**What you are asked to do**
Only the number is wanted: count the lines in the data with "diagram" in them.
-- start Data provided --
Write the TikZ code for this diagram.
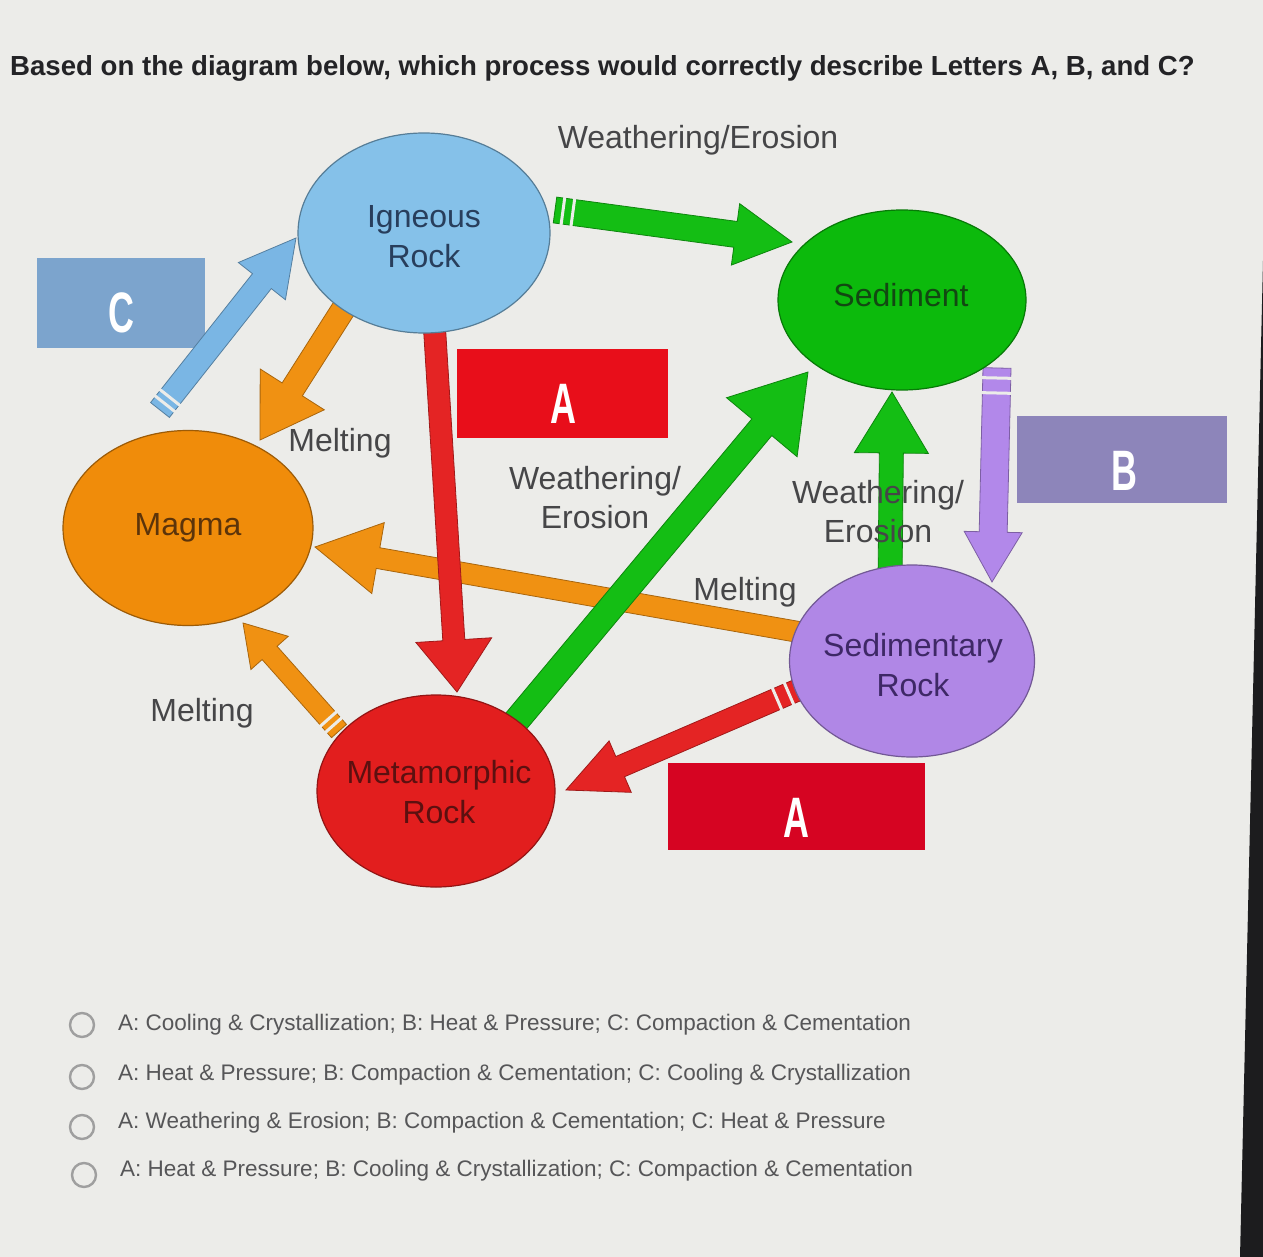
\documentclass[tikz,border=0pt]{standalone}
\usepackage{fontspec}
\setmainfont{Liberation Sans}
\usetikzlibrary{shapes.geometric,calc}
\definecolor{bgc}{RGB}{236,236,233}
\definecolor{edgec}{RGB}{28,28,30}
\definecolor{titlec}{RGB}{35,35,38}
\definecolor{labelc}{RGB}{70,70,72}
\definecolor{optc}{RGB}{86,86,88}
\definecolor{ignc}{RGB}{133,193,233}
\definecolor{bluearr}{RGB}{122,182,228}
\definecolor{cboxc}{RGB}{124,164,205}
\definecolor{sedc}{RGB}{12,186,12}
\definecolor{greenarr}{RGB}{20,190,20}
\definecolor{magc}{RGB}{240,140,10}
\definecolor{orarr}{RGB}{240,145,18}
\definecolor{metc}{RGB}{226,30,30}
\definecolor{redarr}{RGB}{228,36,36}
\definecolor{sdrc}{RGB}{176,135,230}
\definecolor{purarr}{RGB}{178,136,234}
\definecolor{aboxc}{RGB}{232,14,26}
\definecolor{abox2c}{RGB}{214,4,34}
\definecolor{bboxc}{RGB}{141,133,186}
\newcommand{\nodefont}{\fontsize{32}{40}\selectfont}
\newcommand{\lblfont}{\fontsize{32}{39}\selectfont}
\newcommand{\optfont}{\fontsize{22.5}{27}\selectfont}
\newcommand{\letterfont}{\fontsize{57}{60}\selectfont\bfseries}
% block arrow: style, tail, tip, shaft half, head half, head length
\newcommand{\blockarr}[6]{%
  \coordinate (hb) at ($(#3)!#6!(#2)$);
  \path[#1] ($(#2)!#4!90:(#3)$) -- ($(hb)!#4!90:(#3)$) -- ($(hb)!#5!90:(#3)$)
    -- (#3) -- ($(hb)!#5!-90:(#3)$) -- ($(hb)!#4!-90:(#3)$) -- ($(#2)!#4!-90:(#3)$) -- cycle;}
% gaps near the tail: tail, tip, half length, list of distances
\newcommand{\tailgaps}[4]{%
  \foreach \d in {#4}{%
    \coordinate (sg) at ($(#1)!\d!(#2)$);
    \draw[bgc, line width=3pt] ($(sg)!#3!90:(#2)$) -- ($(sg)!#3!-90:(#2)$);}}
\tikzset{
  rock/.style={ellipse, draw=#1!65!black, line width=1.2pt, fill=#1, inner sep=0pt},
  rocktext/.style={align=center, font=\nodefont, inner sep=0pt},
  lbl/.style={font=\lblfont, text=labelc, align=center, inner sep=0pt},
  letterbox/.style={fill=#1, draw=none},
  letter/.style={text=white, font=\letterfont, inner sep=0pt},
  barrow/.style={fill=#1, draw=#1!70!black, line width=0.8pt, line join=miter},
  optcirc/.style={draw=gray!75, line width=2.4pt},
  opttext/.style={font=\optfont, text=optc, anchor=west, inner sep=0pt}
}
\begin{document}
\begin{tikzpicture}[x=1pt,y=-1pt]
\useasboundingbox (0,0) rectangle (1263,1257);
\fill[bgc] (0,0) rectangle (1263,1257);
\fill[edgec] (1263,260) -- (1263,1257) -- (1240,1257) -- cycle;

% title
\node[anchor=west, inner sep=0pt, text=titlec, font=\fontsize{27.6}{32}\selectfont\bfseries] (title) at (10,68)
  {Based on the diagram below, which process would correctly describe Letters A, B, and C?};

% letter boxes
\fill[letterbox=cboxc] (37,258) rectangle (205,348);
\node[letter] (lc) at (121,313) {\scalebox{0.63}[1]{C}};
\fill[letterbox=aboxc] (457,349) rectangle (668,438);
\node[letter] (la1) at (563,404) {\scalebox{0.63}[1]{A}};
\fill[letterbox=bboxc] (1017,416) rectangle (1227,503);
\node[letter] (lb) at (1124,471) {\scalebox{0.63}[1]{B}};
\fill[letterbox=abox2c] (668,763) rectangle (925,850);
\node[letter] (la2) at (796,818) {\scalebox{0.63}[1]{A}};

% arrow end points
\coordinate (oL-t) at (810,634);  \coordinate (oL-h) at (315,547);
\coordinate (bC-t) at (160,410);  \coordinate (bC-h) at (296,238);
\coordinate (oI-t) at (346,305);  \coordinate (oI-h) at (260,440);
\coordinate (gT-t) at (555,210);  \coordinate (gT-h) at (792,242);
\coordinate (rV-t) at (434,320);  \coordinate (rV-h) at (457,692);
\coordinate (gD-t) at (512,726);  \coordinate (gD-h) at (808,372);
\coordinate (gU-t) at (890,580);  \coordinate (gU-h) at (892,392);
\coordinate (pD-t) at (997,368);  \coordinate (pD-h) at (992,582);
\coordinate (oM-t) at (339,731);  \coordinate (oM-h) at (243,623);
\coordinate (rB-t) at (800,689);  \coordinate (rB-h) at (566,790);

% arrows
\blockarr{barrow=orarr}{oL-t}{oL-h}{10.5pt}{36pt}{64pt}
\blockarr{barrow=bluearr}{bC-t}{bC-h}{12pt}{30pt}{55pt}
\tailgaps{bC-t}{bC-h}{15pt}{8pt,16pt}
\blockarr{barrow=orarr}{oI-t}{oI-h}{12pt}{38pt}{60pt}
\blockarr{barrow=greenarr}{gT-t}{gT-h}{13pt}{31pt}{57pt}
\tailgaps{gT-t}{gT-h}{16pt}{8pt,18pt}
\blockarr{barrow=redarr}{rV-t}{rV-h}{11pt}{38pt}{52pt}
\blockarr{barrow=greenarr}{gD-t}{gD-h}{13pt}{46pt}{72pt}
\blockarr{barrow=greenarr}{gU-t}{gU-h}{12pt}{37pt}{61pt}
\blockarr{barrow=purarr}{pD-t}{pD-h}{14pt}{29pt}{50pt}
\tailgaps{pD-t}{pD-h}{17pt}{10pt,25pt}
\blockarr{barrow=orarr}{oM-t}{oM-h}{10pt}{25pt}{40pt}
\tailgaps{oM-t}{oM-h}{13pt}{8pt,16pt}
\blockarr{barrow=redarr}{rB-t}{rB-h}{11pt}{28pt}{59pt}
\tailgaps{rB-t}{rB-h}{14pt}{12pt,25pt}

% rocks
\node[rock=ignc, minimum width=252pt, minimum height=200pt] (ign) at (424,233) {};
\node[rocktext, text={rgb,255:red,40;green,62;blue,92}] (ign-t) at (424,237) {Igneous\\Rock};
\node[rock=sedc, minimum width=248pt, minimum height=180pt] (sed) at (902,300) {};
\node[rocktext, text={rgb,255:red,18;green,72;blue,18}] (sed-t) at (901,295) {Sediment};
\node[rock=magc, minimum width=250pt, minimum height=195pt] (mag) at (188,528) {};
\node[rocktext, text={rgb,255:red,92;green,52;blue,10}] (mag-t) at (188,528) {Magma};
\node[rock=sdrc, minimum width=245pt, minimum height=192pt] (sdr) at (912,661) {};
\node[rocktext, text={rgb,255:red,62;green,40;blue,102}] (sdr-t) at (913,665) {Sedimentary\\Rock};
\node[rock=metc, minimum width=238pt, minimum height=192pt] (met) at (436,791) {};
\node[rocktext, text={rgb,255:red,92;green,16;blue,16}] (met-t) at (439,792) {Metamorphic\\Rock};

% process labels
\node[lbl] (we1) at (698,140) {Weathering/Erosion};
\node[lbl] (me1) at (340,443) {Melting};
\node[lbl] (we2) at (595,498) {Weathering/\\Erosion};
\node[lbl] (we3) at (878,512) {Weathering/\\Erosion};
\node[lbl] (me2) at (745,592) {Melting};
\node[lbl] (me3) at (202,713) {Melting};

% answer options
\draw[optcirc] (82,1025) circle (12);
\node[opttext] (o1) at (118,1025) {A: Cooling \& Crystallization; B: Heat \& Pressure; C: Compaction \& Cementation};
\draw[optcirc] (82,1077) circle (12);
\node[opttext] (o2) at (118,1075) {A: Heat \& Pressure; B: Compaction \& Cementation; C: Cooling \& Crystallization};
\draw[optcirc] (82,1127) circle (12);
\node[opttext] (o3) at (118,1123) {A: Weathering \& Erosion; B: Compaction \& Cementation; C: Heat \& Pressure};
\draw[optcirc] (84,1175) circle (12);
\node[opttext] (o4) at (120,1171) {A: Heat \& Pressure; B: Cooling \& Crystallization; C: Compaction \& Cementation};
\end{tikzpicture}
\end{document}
-- end Data provided --
**Exercise answer**
2